Smithfield town forum highlights new school district spending

Smithfield town forum highlights new school district spending

SMITHFIELD - Town residents at a forum last week raised almost no objection to plans for school improvements in three critical areas - all-day kindergarten, expanded Advanced Placement classes, and upgraded infrastructure for technology - which in aggregate could cost at least $500,000.

About 100 people, mostly parents and local educators, turned out for the two-hour forum Oct. 2 called to receive public feedback on plans that the 28-member Citizens Advisory Group is considering for submission to the School Committee.

Supt. Robert O'Brien for the first time presented estimated costs for the improvements: $200,000 a year for all-day kindergarten, $18,000 for each AP class added, and $400,000 for infrastructure work at all six school buildings.

The all-day kindergarten cost, however, could be far less, if Smithfield turns out to be one of four districts in the state awarded competitive funds to transition from half-day to full-day kindergarten.

A state law enacted in June would provide Smithfield with $34,000 extra each year on a cumulative basis to fund the switch, with $68,000 in the second year, for instance, and so on until the maximum amount of $136,064 is reached for the fourth year and every year thereafter. This would bring the added cost down to about $64,000 annually after four years. The four state grants, however, are competitive and which districts get them is up to the commissioner, Deborah Gist, the law says.

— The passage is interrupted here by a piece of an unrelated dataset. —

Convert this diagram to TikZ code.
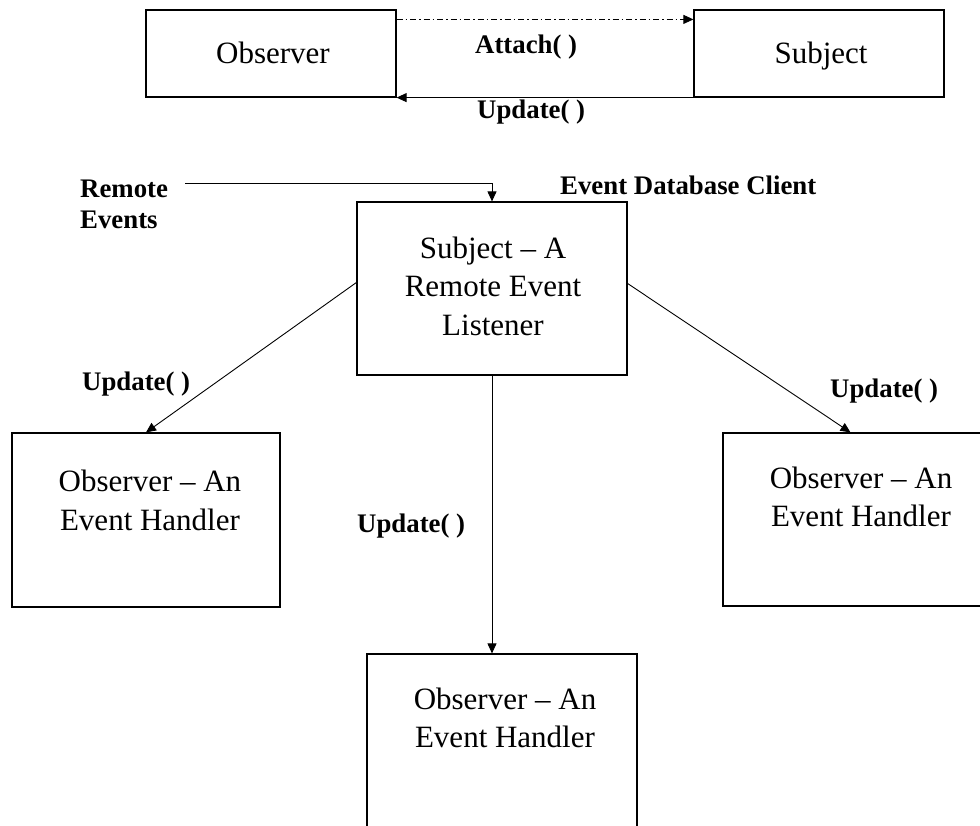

No target date is set yet for the start of all-day kindergarten, if the School Committee approves it, but likely start-up times are fall 2014 or fall 2015, officials said. Kindergarten now meets 2.5 hours each in four classes, two morning and two afternoon, held at the four elementary schools.

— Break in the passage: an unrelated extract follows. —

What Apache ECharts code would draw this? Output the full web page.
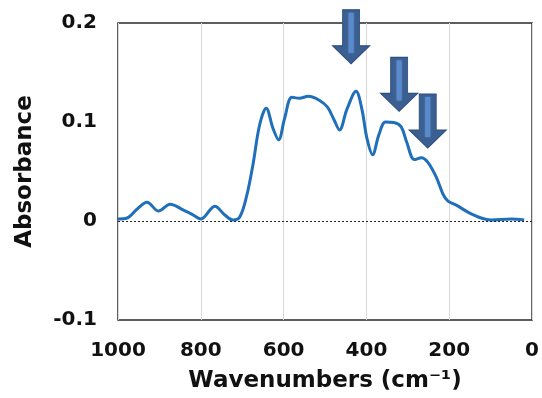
<!DOCTYPE html>
<html><head><meta charset="utf-8">
<script src="https://cdn.jsdelivr.net/npm/echarts@6/dist/echarts.min.js"></script>
<style>html,body{margin:0;padding:0;background:#fff}#c{width:542px;height:398px}</style>
</head><body><div id="c"></div>
<script>
var wavenumbers = [1000,978,954,930,902,874,842,822,800,766,742,722,706,690,674,658,642,626,612,598,580,562,540,514,494,478,465,447,425,411,399,385,370,354,334,316,303,284,267,251,231,215,203,183,155,123,99,51,19];
var absorbance = [0.002,0.003,0.012,0.019,0.010,0.017,0.011,0.007,0.002,0.015,0.006,0.001,0.004,0.024,0.057,0.097,0.114,0.094,0.082,0.103,0.125,0.124,0.126,0.122,0.115,0.102,0.092,0.113,0.131,0.113,0.084,0.067,0.087,0.100,0.0995,0.095,0.080,0.062,0.064,0.059,0.044,0.027,0.020,0.016,0.009,0.003,0.001,0.002,0.001];
var xTicks = [0,200,400,600,800,1000];
var yTicks = [-0.1,0,0.1,0.2];
var arrowPositions = [[437,0.186],[321,0.138],[252,0.101]];

var font = 'DejaVu Sans';
var chart = echarts.init(document.getElementById('c'), null, {renderer:'canvas'});
var arrowPath = 'path://M10,0 L27,0 L27,36 L37,36 L18.5,54 L0,36 L10,36 Z';
var markData = [];
arrowPositions.forEach(function(p){
  markData.push({coord:p, symbol:arrowPath, symbolSize:[37,54],
    itemStyle:{color:'#3b5f90',borderColor:'#2e4e7c',borderWidth:1}});
});
arrowPositions.forEach(function(p){
  markData.push({coord:p, symbol:'rect', symbolSize:[5,40], symbolOffset:[0,-4],
    itemStyle:{color:'#5a8acb',borderWidth:0,shadowBlur:2,shadowColor:'#5a8acb'}});
});
chart.setOption({
  animation:false,
  grid:{left:118,right:6,top:23,bottom:74,show:true,borderColor:'#2a2a2a',borderWidth:1.5,backgroundColor:'transparent'},
  xAxis:{type:'value',inverse:true,min:0,max:1000,interval:200,
    name:'Wavenumbers (cm\u207B\u00B9)',nameLocation:'middle',nameGap:50,
    nameTextStyle:{fontFamily:font,fontWeight:'bold',fontSize:23,color:'#111'},
    axisLine:{show:false},axisTick:{show:false},
    axisLabel:{fontFamily:font,fontWeight:'bold',fontSize:20,color:'#111',margin:21,
      formatter:function(v){return String(v);}},
    splitLine:{show:true,lineStyle:{color:'#d9d9d9',width:1}}},
  yAxis:{type:'value',min:-0.1,max:0.2,interval:0.1,
    name:'Absorbance',nameLocation:'middle',nameGap:81,
    nameTextStyle:{fontFamily:font,fontWeight:'bold',fontSize:23,color:'#111'},
    axisLine:{show:false},axisTick:{show:false},splitLine:{show:false},
    axisLabel:{fontFamily:font,fontWeight:'bold',fontSize:20,color:'#111',margin:21,
      formatter:function(v){var r=Math.round(v*10)/10;return yTicks.indexOf(r)>=0?String(r):'';}}},
  series:[{type:'line',smooth:0.35,showSymbol:false,
    data:wavenumbers.map(function(w,i){return [w,absorbance[i]];}),
    lineStyle:{color:'#1f6fba',width:3},
    markLine:{silent:true,symbol:'none',label:{show:false},
      lineStyle:{color:'#222',type:[2,2],width:1},data:[{yAxis:0}]},
    markPoint:{silent:true,label:{show:false},data:markData}
  }]
});
</script></body></html>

Bridget Morisseau, deputy superintendent, reviewed the well known research that indicates children do better immediately as well as later in their school careers with all-day kindergarten. Children are "happier and healthier," Morisseau said. Research shows 5- and 6-year-olds are ready for a full-day program and not exhausted by it, she added.

All-day kindergarten in the long run is "cost-effective," Morisseau maintained, mentioning research that says for every dollar spent, $3 is saved in expensive mediation lessons later in a student's schooling. District schools have the space to accommodate what would be four full-day classes, she said. Extra cost includes hiring of four additional kindergarten teachers.

Not everyone is in favor. "We don't want full-day kindergarten. Our kids are too young," said Dan Snowman, father of three, who said he and his wife both are educators. "We don't want them removed from the home that early."

Snowman said he and his wife want to be the ones to oversee their children's early social and educational development, but added that he knows he is in the minority.

Another parent, a mother with three children, stood up to say all-day kindergarten is something "we've been waiting for, for a long time." Snowman suggested it be made optional, but Morisseau indicated that's not likely to happen.

Ongoing implementation nationwide of the rigorous Common Core curriculum is a key reason why "we have to look at this," she said.

Common Core demands more from kindergarten students and, Morisseau said, current kindergarten teachers are having a tough time accomplishing the added educational goals in half-day sessions.

"I am constantly struck by how much our kindergarten teachers accomplish in such a short time," she said.

Regarding Advanced Placement, Smithfield High School now offers five AP classes (in French, Spanish, U.S. government, literature and computer science), but O'Brien noted the state average is eight. Nineteen other districts offer from 20 (the most, at Classical in Providence) to a low of five; Burrillville has 11, Cumberland, 12, and Lincoln, eight.

O'Brien wants to add an AP course each year for the next few years, starting with a science class next year and emphasizing the STEM subjects (science, technology, engineering and math). Successful completion of AP exams can see a student earn college credits while in high school. "They could earn a degree in less than four years, saving a year's tuition," O'Brien said.

Projected cost includes special training of teachers; AP classes are smaller than other classes, officials said, and teaching methods are different because a collegiate approach is used. Also, a part-time teacher at about $15,000 a year could be needed to pick up classes that AP teachers could no longer handle.

O'Brien displayed recent statistics that show Smithfield students who took AP exams in 2012 and 2013 outscoring their counterparts in the state and in the world, although only a small number of local students (23 in 2012, 39 in 2013) took the tests.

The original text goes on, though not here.